René Gabriel Marie Mouterde est né le 16 octobre 1915 à Ambérieu-en-Bugey (Ain) où sa mère, Madeleine née Lancrenon (Lyon, 1890-1977), séjournait chez son grand-père, Henri Lancrenon (Besançon 1859-Caluire-et-Cuire 1951), polytechnicien, ingénieur en chef au PLM (et frère du général de division… et photographe Paul Lancrenon, 1857-1922), car son père, Paul Mouterde (Lyon 1884-Caluire 1977), ingénieur de l’école des Mines de Paris, était mobilisé au 5e Génie. Après la guerre, la famille se déplace dans le Nord, à Wasquehal, le chef de famille devenant directeur d’une très importante usine chimique du groupe Saint-Gobain. La famille s’enrichit alors de deux autres garçons qui deviendront ingénieurs, François Jean Henri et Philippe Jean Marie Bruno.
Le jeune René Mouterde vit dans un milieu scientifique axé sur la terre, et environné de la collection familiale de fossiles. Il effectue ses études secondaires au collège de Marcq-en-Barœul (Nord) et obtient son baccalauréat en 1932. Souhaitant devenir prêtre, il commence ses études au séminaire d’Issy-les-Moulineaux, mais il doit les interrompre pour raison de santé. Il entame ses études supérieures à Lille, où il obtient en 1937 une licence de physique à la faculté libre des sciences de Lille. Il rencontre alors l’abbé Gonzague Dubar, professeur de géologie, rencontre qui sera déterminante pour sa carrière scientifique.
Mobilisé en 1939, il est affecté au service météorologie de Saint-Cyr-l’École et se retrouve en Périgord pour y être démobilisé. Il reprend à Lyon ses études au séminaire universitaire et à la faculté des sciences ; déjà licencié en physique, il obtient son diplôme d’études supérieures de géologie en 1939. Il est ordonné prêtre le 29 juin 1941 à la basilique de Fourvière, obtient sa licence de théologie en 1942, et termine la même année sa licence de sciences naturelles. Il privilégie alors sa carrière de géologue sans abandonner son apostolat. Il sera nommé maître de recherches au CNRS en 1968 puis directeur de recherches en 1973.
Sa rencontre avec l’abbé Dubar et les liens familiaux qu’il avait à Paray-le-Monial le conduisent dans cette région où il a ses premiers contacts avec le Jurassique des bordures du Morvan, ce qui constitue d’abord la matière de son diplôme d’études supérieures.
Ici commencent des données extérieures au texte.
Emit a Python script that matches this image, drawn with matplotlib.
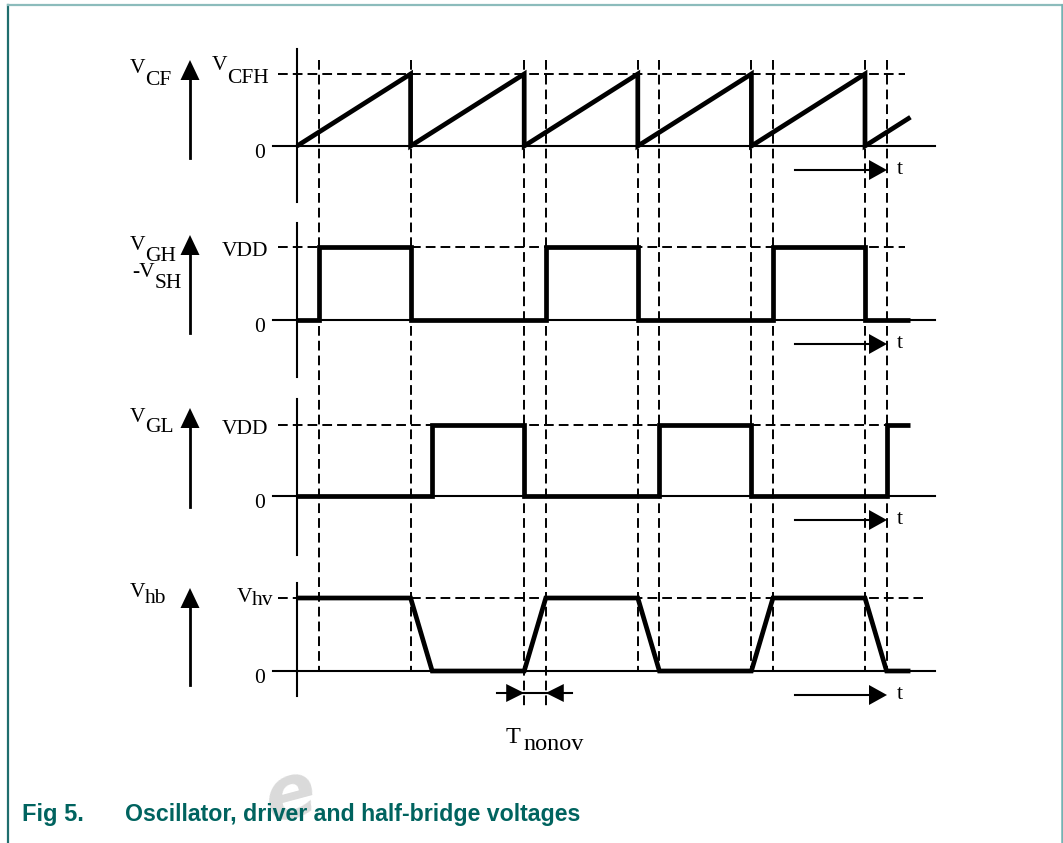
import matplotlib.pyplot as plt
from matplotlib.patches import Polygon

W, H, DPI = 1063, 843, 100
SERIF = 'Liberation Serif'

# time axis: one oscillator period = 1.0
X0, PERIOD_PX = 297, 113.6

# oscillator capacitor (sawtooth), normalised to V_CFH
t_cf = [0, 1, 1, 2, 2, 3, 3, 4, 4, 5, 5, 5.4]
v_cf = [0, 1, 0, 1, 0, 1, 0, 1, 0, 1, 0, 0.4]
# high side gate drive, normalised to VDD
t_gh = [0, 0.19, 0.19, 1, 1, 2.19, 2.19, 3, 3, 4.19, 4.19, 5, 5, 5.4]
v_gh = [0, 0, 1, 1, 0, 0, 1, 1, 0, 0, 1, 1, 0, 0]
# low side gate drive, normalised to VDD
t_gl = [0, 1.19, 1.19, 2, 2, 3.19, 3.19, 4, 4, 5.19, 5.19, 5.4]
v_gl = [0, 0, 1, 1, 0, 0, 1, 1, 0, 0, 1, 1]
# half-bridge node, normalised to V_hv
t_hb = [0, 1, 1.19, 2, 2.19, 3, 3.19, 4, 4.19, 5, 5.19, 5.4]
v_hb = [1, 1, 0, 0, 1, 1, 0, 0, 1, 1, 0, 0]
# switching instants marked with dashed lines
t_marks = [0.19, 1, 2, 2.19, 3, 3.19, 4, 4.19, 5, 5.19]
t_nonov = (2, 2.19)

waves = [(t_cf, v_cf), (t_gh, v_gh), (t_gl, v_gl), (t_hb, v_hb)]
base = [146, 320, 496, 671]
amp = [72, 73, 71, 73]
axis_span = [(49, 202), (223, 377), (399, 555), (583, 696)]
dash_end = [905, 905, 905, 923]


def px(x):
    return (x - X0) / PERIOD_PX


fig = plt.figure(figsize=(W / DPI, H / DPI), dpi=DPI)
ax = fig.add_axes([0, 0, 1, 1])
ax.set_xlim(px(0), px(W))
ax.set_ylim(H, 0)
ax.axis('off')

DASH = dict(color='black', lw=1.4, dashes=(5, 2.6))

for t in t_marks:
    y1 = 710 if t in t_nonov else 672
    ax.plot([t, t], [60, y1], **DASH)

for (t, v), b, a, span, de in zip(waves, base, amp, axis_span, dash_end):
    ax.plot([px(278), px(de)], [b - a, b - a], **DASH)
    ax.plot([px(273), px(935)], [b, b], color='black', lw=1.5)
    ax.plot([0, 0], span, color='black', lw=1.5)
    ax.plot(t, [b - a * vi for vi in v], color='black', lw=3.4,
            solid_joinstyle='miter', solid_capstyle='butt')


def arrow(x0, y0, x1, y1, hl, hw, lw=1.5):
    # straight arrow with a filled triangular head, given in pixels
    if x0 == x1:
        s = 1 if y1 > y0 else -1
        ax.plot([px(x0)] * 2, [y0, y1 - s * hl], color='black', lw=lw)
        head = [(px(x1), y1), (px(x1 - hw), y1 - s * hl), (px(x1 + hw), y1 - s * hl)]
    else:
        s = 1 if x1 > x0 else -1
        ax.plot([px(x0), px(x1 - s * hl)], [y0, y0], color='black', lw=lw)
        head = [(px(x1), y1), (px(x1 - s * hl), y1 - hw), (px(x1 - s * hl), y1 + hw)]
    ax.add_patch(Polygon(head, closed=True, color='black', lw=0))


# vertical quantity arrows
for tip, tail in [(60, 158), (235, 333), (408, 507), (588, 685)]:
    arrow(190, tail, 190, tip, 20, 9.5, lw=2)

# time arrows
for b in base:
    arrow(795, b + 24, 887, b + 24, 18, 10)
    ax.text(px(897), b + 28, 't', fontsize=16, family=SERIF, ha='left', va='baseline')

# non-overlap time arrows
yn = 693
ax.plot([px(497), px(572)], [yn, yn], color='black', lw=1.5)
for tip, s in zip(t_nonov, (1, -1)):
    ax.add_patch(Polygon([(tip, yn), (tip - s * px(X0 + 18), yn - 9),
                          (tip - s * px(X0 + 18), yn + 9)], closed=True, color='black', lw=0))
ax.text(px(520), 743, 'T', fontsize=17.5, family=SERIF, ha='right', va='baseline')
ax.text(px(523), 750, 'nonov', fontsize=17.5, family=SERIF, ha='left', va='baseline')


def vlabel(xj, yb, main, sub, yb_sub, size=15.5):
    ax.text(px(xj), yb, main, ha='right', va='baseline', fontsize=size, family=SERIF)
    ax.text(px(xj), yb_sub, sub, ha='left', va='baseline', fontsize=size, family=SERIF)


vlabel(145, 73, 'V', 'CF', 85)
vlabel(227, 70, 'V', 'CFH', 83)
vlabel(145, 250, 'V', 'GH', 261)
vlabel(155, 277, '-V', 'SH', 288)
vlabel(145, 422, 'V', 'GL', 432)
vlabel(145, 597, 'V', 'hb', 603)
vlabel(252, 602, 'V', 'hv', 605)

for b in base:
    ax.text(px(260), b + 12, '0', fontsize=15.5, family=SERIF, ha='center', va='baseline')
for b, a in zip(base[1:3], amp[1:3]):
    ax.text(px(268), b - a + 9, 'VDD', fontsize=15.5, family=SERIF, ha='right', va='baseline')

# page frame
ax.plot([px(8), px(8)], [5, H], color='#1f6e6e', lw=1.6)
ax.plot([px(8), px(W)], [5, 5], color='#8cbcbc', lw=1.6)
ax.plot([px(1062), px(1062)], [5, H], color='#74b2b2', lw=1.8)

# caption
teal = '#00635f'
ax.text(px(290), 797, 'e', fontsize=54, color='#dadada', family='DejaVu Sans',
        fontweight='bold', style='italic', rotation=15, ha='center', va='center', zorder=0)
ax.text(px(22), 821, 'Fig 5.', fontsize=17, fontweight='bold', color=teal,
        family='Liberation Sans', ha='left', va='baseline')
ax.text(px(125), 821, 'Oscillator, driver and half-bridge voltages', fontsize=16.7,
        fontweight='bold', color=teal, family='Liberation Sans', ha='left', va='baseline')

fig.savefig('out.png', dpi=DPI)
Il élargit ensuite son champ d’études et aborde le Lias et le Bajocien des bordures nord et nord-est du Massif Central français, objet de sa thèse d’État soutenue en 1951. Son champ d’études devient alors immense : Lias des Alpes, Lias du Portugal, Lias d’Espagne, Lias italien, Lias d’Afrique du Nord et de l’Himalaya où il effectue deux missions. Il devient un spécialiste du Lias mondialement reconnu en ce qui concerne la biostratigraphie et les ammonites. Cet important travail a donné lieu à environ 400 publications, et a conduit l’abbé Mouterde à de nombreuses responsabilités nationales et internationales : premier président du Groupe Français d’Études du Jurassique (1968-1974), président de l’Association des Géologues du Sud-Est (1976-1977 et 1982-1983), vice-président de la Société Géologique de France en 1979, membre de la sous-commission du Jurassique de la commission internationale de stratigraphie, et président du groupe de travail sur la limite Trias-Jurassique.
Plusieurs distinctions lui ont été décernées : prix Fontannes de la Société Géologique de France (1957), prix Prestwich de la Société Géologique de France (1984), membre correspondant de l’Académie des Sciences du Portugal, docteur Honoris Causa de l’université nouvelle de Lisbonne (2002), jubilaire d’Honneur du Jurassique marocain (2004).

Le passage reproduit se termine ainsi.